All modern passports are "machine-readable"—they include OCR-format text at the bottom of the data page that optical readers can scan. This feature dates to the 1980s. But not all machine-readable passports are biometric. A machine-readable passport without a microchip cannot enable automated eGate processing and relies entirely on visual inspection and OCR text verification. Biometric passports add the microchip with digital data, fingerprints, and enhanced security.
This distinction matters for CBI purposes: a non-biometric passport may still be accepted for travel to many countries, but it won't enjoy the streamlined border processing that biometric passports enable. CBI nations with strong programs typically issue only biometric passports because this enhances the passport's credibility and usability internationally. A citizen of a small CBI nation carrying a biometric passport is far less likely to face skepticism at borders than someone carrying an older-style machine-readable passport.
Storing biometric data on documents that travel internationally raises legitimate concerns. If your passport is lost or stolen, a thief has access to your fingerprints and facial photograph in a standardized, digitized format. While the data is encrypted on the chip, determined actors could potentially access it, and the biometric data could enable identity theft or impersonation.
Additionally, every time your passport is scanned at a border, the government maintains a record. This creates a global travel log of your movements. Some privacy advocates have raised concerns about this surveillance capability, though governments counter that it's necessary for post-9/11 security.
Most countries issuing biometric passports have data protection laws restricting how long border agencies retain facial images and fingerprints. However, protections vary significantly. The EU's GDPR provides strong protections; the U.S. system is considerably more permissive.
All legitimate modern CBI programs issue biometric passports. This is a sign of legitimacy. If a program issues non-biometric passports, it's a red flag. Why? Because producing a biometric passport requires significant technical infrastructure and integration with international standards bodies. Scam or fraudulent programs typically issue crude, non-compliant documents. A program issuing a properly functioning, ICAO-compliant biometric passport has necessarily invested in the infrastructure to do so, which correlates with program legitimacy.
Additionally, biometric passports are far more useful to citizenship holders. A Maltese passport holder carrying a biometric passport can use automated eGates at EU and US airports; a non-biometric passport results in lengthy manual processing, making the passport less valuable in practice. CBI firms market their programs' passport quality heavily, and biometric passports are a key component of that narrative.
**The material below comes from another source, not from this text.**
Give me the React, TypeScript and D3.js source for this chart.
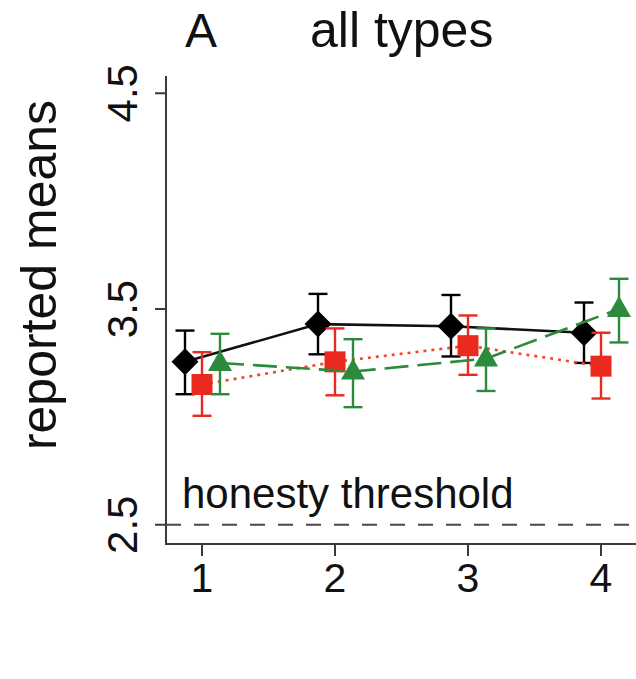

The next frontier in passport technology is the "travel document of the future," which may incorporate additional security features like holograms on the microchip, multi-spectral imaging, or blockchain-based verification. The International Air Transport Association (IATA) is exploring digital passports stored on smartphones, though this remains years away from widespread adoption. Biometric passports as currently implemented will likely remain the global standard for at least the next decade.